## TASK INSTRUCTIONS
Below is a listing to transcribe in full and exactly; keep the pictures out.

═════ SOURCE DATA ═════

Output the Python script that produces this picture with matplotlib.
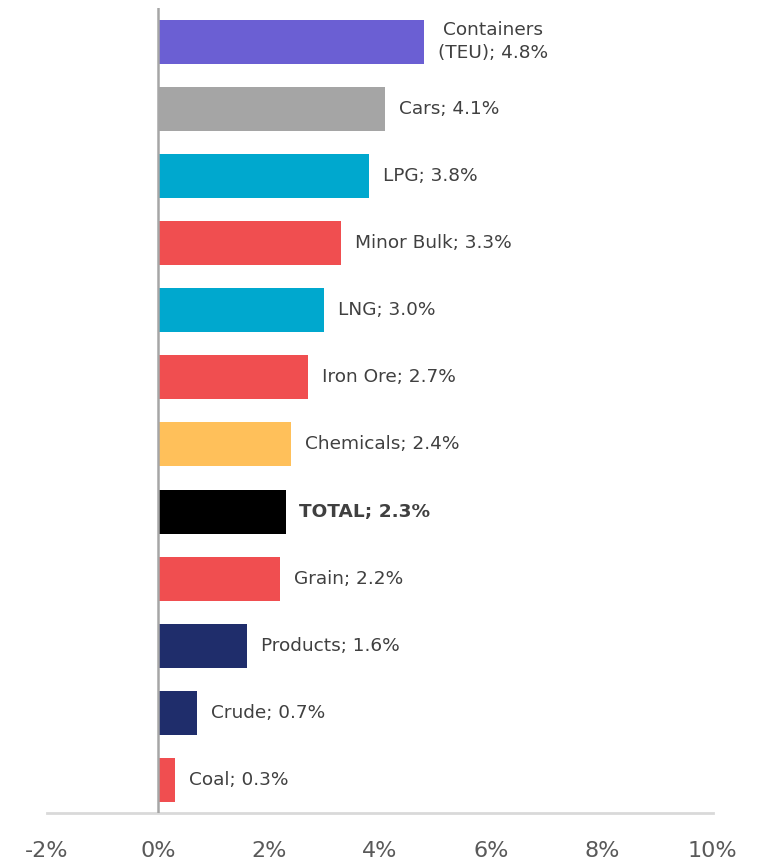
import matplotlib
matplotlib.use("Agg")
import matplotlib.pyplot as plt

categories = ["Containers\n(TEU)", "Cars", "LPG", "Minor Bulk", "LNG", "Iron Ore",
              "Chemicals", "TOTAL", "Grain", "Products", "Crude", "Coal"]
values = [4.8, 4.1, 3.8, 3.3, 3.0, 2.7, 2.4, 2.3, 2.2, 1.6, 0.7, 0.3]
colors = ["#6B5FD3", "#A5A5A5", "#00A8CE", "#F04E50", "#00A8CE", "#F04E50",
          "#FFC05A", "#000000", "#F04E50", "#1F2D6B", "#1F2D6B", "#F04E50"]
xticks = [-2, 0, 2, 4, 6, 8, 10]

plt.rcParams['font.family'] = ['DejaVu Sans']

fig = plt.figure(figsize=(7.59, 8.61), dpi=100)
ax = fig.add_axes([0.062, 0.0557, 0.877, 0.935])

ypos = list(range(len(values)))[::-1]
ax.barh(ypos, values, height=0.655, color=colors)

for y, v, c in zip(ypos, values, categories):
    bold = c == "TOTAL"
    ax.annotate(f"{c}; {v:.1f}%", xy=(v, y), xytext=(10, 0), textcoords="offset points",
                ha="left", va="center", fontsize=13.3, color="#404040",
                fontweight="bold" if bold else "normal",
                multialignment="center", linespacing=1.35)

ax.axvline(0, color="#A6A6A6", lw=1.8, zorder=3)
ax.set_xlim(-2, 10)
ax.set_ylim(-0.49, 11.5)
ax.set_xticks(xticks)
ax.set_xticklabels([f"{t}%" for t in xticks], fontsize=16, color="#595959")
ax.tick_params(axis="x", length=0, pad=20)
ax.set_yticks([])
for s in ["top", "right", "left"]:
    ax.spines[s].set_visible(False)
ax.spines["bottom"].set_color("#D9D9D9")
ax.spines["bottom"].set_linewidth(2)

fig.savefig("out.png", dpi=100)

═════

## SOLUTION TO THIS EXERCISE
Output the Python script that produces this picture with matplotlib.
import matplotlib
matplotlib.use("Agg")
import matplotlib.pyplot as plt

categories = ["Containers\n(TEU)", "Cars", "LPG", "Minor Bulk", "LNG", "Iron Ore",
              "Chemicals", "TOTAL", "Grain", "Products", "Crude", "Coal"]
values = [4.8, 4.1, 3.8, 3.3, 3.0, 2.7, 2.4, 2.3, 2.2, 1.6, 0.7, 0.3]
colors = ["#6B5FD3", "#A5A5A5", "#00A8CE", "#F04E50", "#00A8CE", "#F04E50",
          "#FFC05A", "#000000", "#F04E50", "#1F2D6B", "#1F2D6B", "#F04E50"]
xticks = [-2, 0, 2, 4, 6, 8, 10]

plt.rcParams['font.family'] = ['DejaVu Sans']

fig = plt.figure(figsize=(7.59, 8.61), dpi=100)
ax = fig.add_axes([0.062, 0.0557, 0.877, 0.935])

ypos = list(range(len(values)))[::-1]
ax.barh(ypos, values, height=0.655, color=colors)

for y, v, c in zip(ypos, values, categories):
    bold = c == "TOTAL"
    ax.annotate(f"{c}; {v:.1f}%", xy=(v, y), xytext=(10, 0), textcoords="offset points",
                ha="left", va="center", fontsize=13.3, color="#404040",
                fontweight="bold" if bold else "normal",
                multialignment="center", linespacing=1.35)

ax.axvline(0, color="#A6A6A6", lw=1.8, zorder=3)
ax.set_xlim(-2, 10)
ax.set_ylim(-0.49, 11.5)
ax.set_xticks(xticks)
ax.set_xticklabels([f"{t}%" for t in xticks], fontsize=16, color="#595959")
ax.tick_params(axis="x", length=0, pad=20)
ax.set_yticks([])
for s in ["top", "right", "left"]:
    ax.spines[s].set_visible(False)
ax.spines["bottom"].set_color("#D9D9D9")
ax.spines["bottom"].set_linewidth(2)

fig.savefig("out.png", dpi=100)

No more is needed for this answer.